On 3rd September 1939, several days after the declaration of World War 2, Maori was lying at Alexandria, Egypt with the rest of her division. Immediately she joined her sister Tribals in convoy escort duties and contraband control before returning to the United Kingdom in October. Again, convoy duty was the main mission but Maori carried out a number of North Sea patrols.

On 25th May 1941, The 4th Destroyer Flotilla was escorting convoy WS-8B when they received an order to leave the convoy and take part in the hunt for the German battleship Bismarck.

The HMS Maori was one of the ships to recover the survivors from the German battleship.

Towards the end of 1941, the British Admiralty decided to reinforce the 14th Destroyer Flotilla (14th D.F.) in the eastern Mediterranean so HMS Sikh and HMS Maori were promptly dispatched to that area. While in support of Force ‘K’, the Malta striking force, Maori participated in the action that resulted in the sinking of the Italian cruisers Alberico da Barbiano and Alberto di Guiossano.

On 12th February 1942 at 0200hours, while anchored at Malta, HMS Maori was attacked from the air and a bomb found its way into her engine and gear room. The Tribal blew up and sank, still moored at the emergency destroyer buoy at the entrance to Dockyard Creek. Crews from other ships helped in the rescue work as blazing oil spread across the water. Since off-duty personnel customarily slept ashore in shelters while in Malta, only one man was killed in the attack.

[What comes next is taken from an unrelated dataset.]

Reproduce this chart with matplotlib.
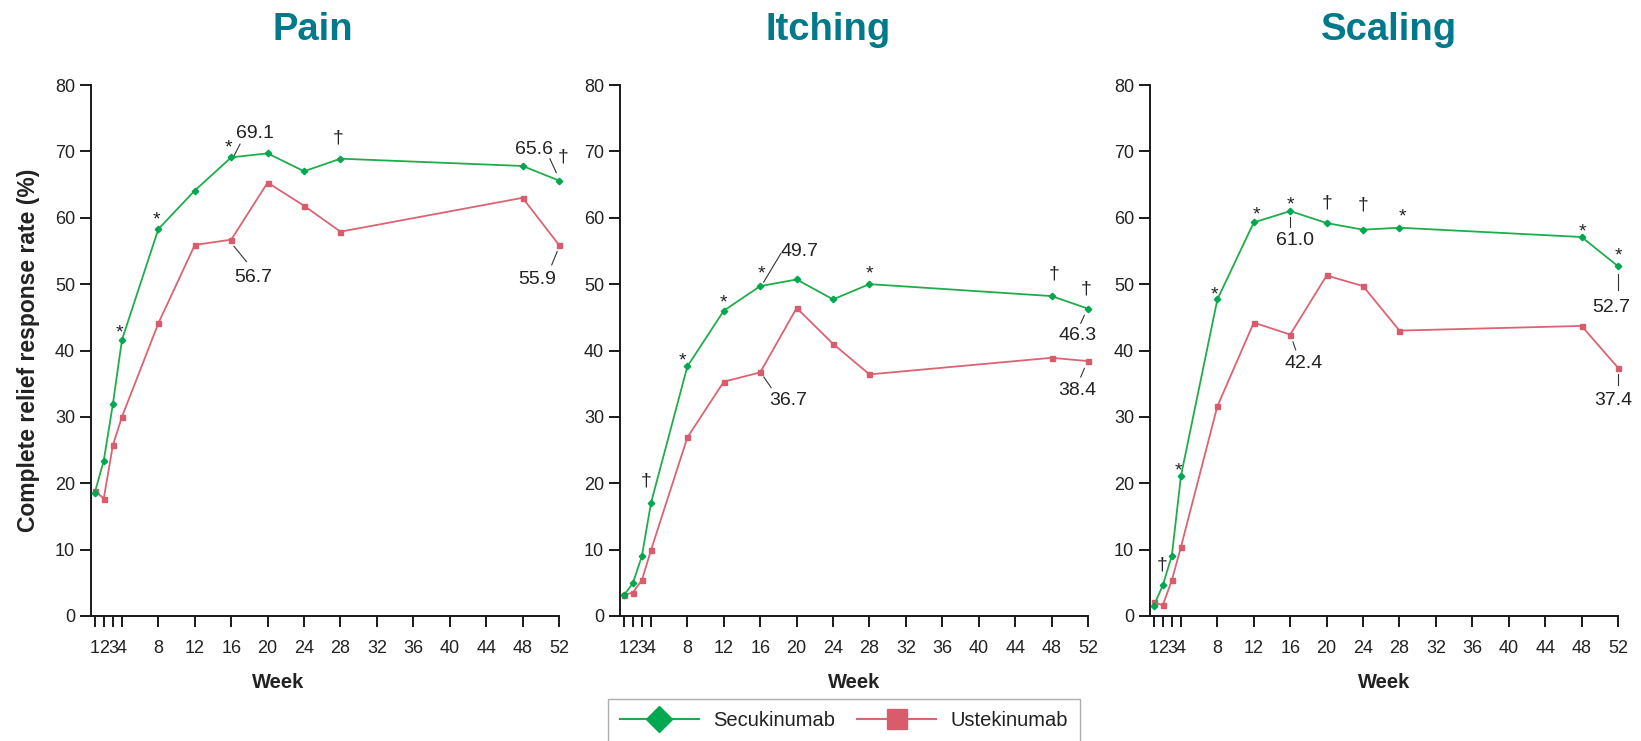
import matplotlib
matplotlib.use('Agg')
import matplotlib.pyplot as plt
from matplotlib.lines import Line2D

plt.rcParams['font.family'] = ['Liberation Sans', 'DejaVu Sans']

# Data
weeks = [1, 2, 3, 4, 8, 12, 16, 20, 24, 28, 48, 52]
xticks = [1, 2, 3, 4, 8, 12, 16, 20, 24, 28, 32, 36, 40, 44, 48, 52]

pain_secu = [18.5, 23.4, 31.9, 41.6, 58.3, 64.1, 69.1, 69.7, 67.0, 68.9, 67.8, 65.6]
pain_uste = [18.9, 17.7, 25.7, 30.0, 44.1, 55.9, 56.7, 65.3, 61.8, 57.9, 63.0, 55.9]
itch_secu = [3.1, 4.9, 9.0, 17.0, 37.6, 46.0, 49.7, 50.7, 47.7, 50.0, 48.2, 46.3]
itch_uste = [3.2, 3.5, 5.4, 9.9, 26.9, 35.3, 36.7, 46.4, 41.0, 36.4, 38.9, 38.4]
scal_secu = [1.5, 4.6, 9.1, 21.1, 47.7, 59.3, 61.0, 59.2, 58.2, 58.5, 57.1, 52.7]
scal_uste = [2.1, 1.6, 5.4, 10.4, 31.6, 44.2, 42.4, 51.3, 49.7, 43.0, 43.7, 37.4]

titles = ['Pain', 'Itching', 'Scaling']

# significance marks (text, week, value)
pain_marks = [('*', 3.75, 43.6), ('*', 7.75, 60.7), ('*', 15.7, 71.6),
              ('†', 27.75, 72.2), ('†', 52.5, 69.3)]
itch_marks = [('†', 3.43, 20.5), ('*', 7.47, 39.5), ('*', 11.98, 48.2),
              ('*', 16.1, 52.6), ('*', 28.0, 52.6), ('†', 48.3, 51.7),
              ('†', 51.8, 49.4)]
scal_marks = [('†', 1.98, 7.8), ('*', 3.7, 22.9), ('*', 7.67, 49.4),
              ('*', 12.27, 61.4), ('*', 16.0, 62.9), ('†', 20.0, 62.4),
              ('†', 24.05, 62.1), ('*', 28.3, 61.1), ('*', 48.1, 58.9),
              ('*', 52.0, 55.2)]

# value call-outs (text, label pos, leader start, leader end)
pain_labels = [('69.1', (18.65, 73.0), (16.3, 69.3), (16.97, 71.1)),
               ('65.6', (49.3, 70.65), (51.7, 66.8), (51.0, 68.9)),
               ('56.7', (18.46, 51.4), (16.3, 55.7), (17.67, 53.4)),
               ('55.9', (49.65, 51.1), (51.8, 54.9), (51.2, 52.9))]
itch_labels = [('49.7', (20.3, 55.3), (16.38, 50.3), (18.26, 54.6)),
               ('46.3', (50.8, 42.6), (51.6, 45.3), (51.2, 44.1)),
               ('36.7', (19.1, 32.8), (16.4, 36.0), (17.2, 34.4)),
               ('38.4', (50.8, 34.4), (51.6, 37.3), (51.2, 36.0))]
scal_labels = [('61.0', (16.5, 57.0), (16.0, 60.1), (16.0, 58.6)),
               ('52.7', (51.25, 46.9), (52.0, 51.6), (52.0, 49.1)),
               ('42.4', (17.45, 38.4), (16.3, 41.3), (16.6, 40.1)),
               ('37.4', (51.5, 32.9), (52.0, 36.4), (52.0, 34.8))]

green = '#1fad4b'
green_dark = '#00a84f'
red = '#dc6373'
red_dark = '#d95c6c'
teal = '#00798a'
ink = '#222222'

W, H = 1641, 741
fig = plt.figure(figsize=(W / 100, H / 100), dpi=100)

panel_left = [91, 620, 1150]
title_x = [313, 828, 1389]
secu = [pain_secu, itch_secu, scal_secu]
uste = [pain_uste, itch_uste, scal_uste]
marks = [pain_marks, itch_marks, scal_marks]
labels = [pain_labels, itch_labels, scal_labels]
week_x = [0.40, 0.5, 0.5]

# ink centre above baseline, in em, for each kind of glyph
centre = {'*': 0.58, '†': 0.28}


def put(ax, s, x, y, fs):
    c = centre.get(s, 0.36)
    ax.annotate(s, (x, y), xytext=(0, -c * fs), textcoords='offset points',
                ha='center', va='baseline', fontsize=fs, color=ink,
                annotation_clip=False)


for i in range(3):
    ax = fig.add_axes([panel_left[i] / W, 125 / H, 468 / W, 531 / H])
    ax.plot(weeks, uste[i], color=red, lw=1.3, marker='s', ms=3.6,
            mfc=red_dark, mec=red_dark, zorder=3, clip_on=False)
    ax.plot(weeks, secu[i], color=green, lw=1.3, marker='D', ms=3.3,
            mfc=green_dark, mec=green_dark, zorder=4, clip_on=False)

    for s, x, y in marks[i]:
        put(ax, s, x, y, 14)
    for s, (tx, ty), p0, p1 in labels[i]:
        put(ax, s, tx, ty, 14)
        ax.plot([p0[0], p1[0]], [p0[1], p1[1]], color='#333333', lw=0.8,
                zorder=2, clip_on=False)

    ax.set_xlim(0.6, 52)
    ax.set_ylim(0, 80)
    ax.set_xticks(xticks)
    ax.set_yticks(range(0, 81, 10))
    for side in ['top', 'right']:
        ax.spines[side].set_visible(False)
    for side in ['left', 'bottom']:
        ax.spines[side].set_linewidth(1.4)
        ax.spines[side].set_color('#1a1a1a')
    ax.spines['bottom'].set_bounds(0.6, 52)
    ax.tick_params(axis='both', direction='out', length=8, width=1.4,
                   color='#1a1a1a', labelsize=13, labelcolor=ink)
    ax.tick_params(axis='x', pad=9)
    ax.tick_params(axis='y', pad=3.5)

    ax.set_xlabel('Week', fontsize=14.5, fontweight='bold', color=ink, va='center')
    ax.xaxis.set_label_coords(week_x[i], -(682 - 616) / 531)
    if i == 0:
        ax.set_ylabel('Complete relief response rate (%)', fontsize=16.5,
                      fontweight='bold', color=ink, va='center')
        ax.yaxis.set_label_coords((28.6 - 91) / 468, 0.5)

    fig.text(title_x[i] / W, (H - 39.8) / H, titles[i], ha='center',
             va='baseline', fontsize=27.5, fontweight='bold', color=teal)

handles = [Line2D([], [], color=green, lw=1.5, marker='D', ms=13.5,
                  mfc=green_dark, mec=green_dark),
           Line2D([], [], color=red, lw=1.5, marker='s', ms=15,
                  mfc=red_dark, mec=red_dark)]
leg = fig.legend(handles, ['Secukinumab', 'Ustekinumab'], loc='upper center',
                 bbox_to_anchor=(844 / W, (H - 699) / H), ncol=2,
                 prop={'size': 14.5},
                 frameon=True, fancybox=False, edgecolor='#999999',
                 borderpad=0.6, borderaxespad=0, handlelength=3.9,
                 handletextpad=0.72, columnspacing=1.1)
leg.get_frame().set_linewidth(1.0)
for t in leg.get_texts():
    t.set_color(ink)

fig.savefig('out.png', dpi=100)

At daybreak, Maori’s forepart still showed above the water and the wreck seriously interfered with shipping movements but it was decided to leave her there for the time being. Her ‘A’ and ‘B’ guns were still in good order so it was suggested that those guns be mounted on the Ricassoli Breakwater for the Army’s use. Bombs still fell on Maori during succeeding air attacks.

By the end of 1942, the Admiralty decided that her wreck should be lifted, moved out of Grand Harbour and set down off Sliema. On 5th July 1945, Maori’s hulk was scuttled finally in deep water far away from the harbour.

However the bow section lies on white sand at a maximum depth of 14m.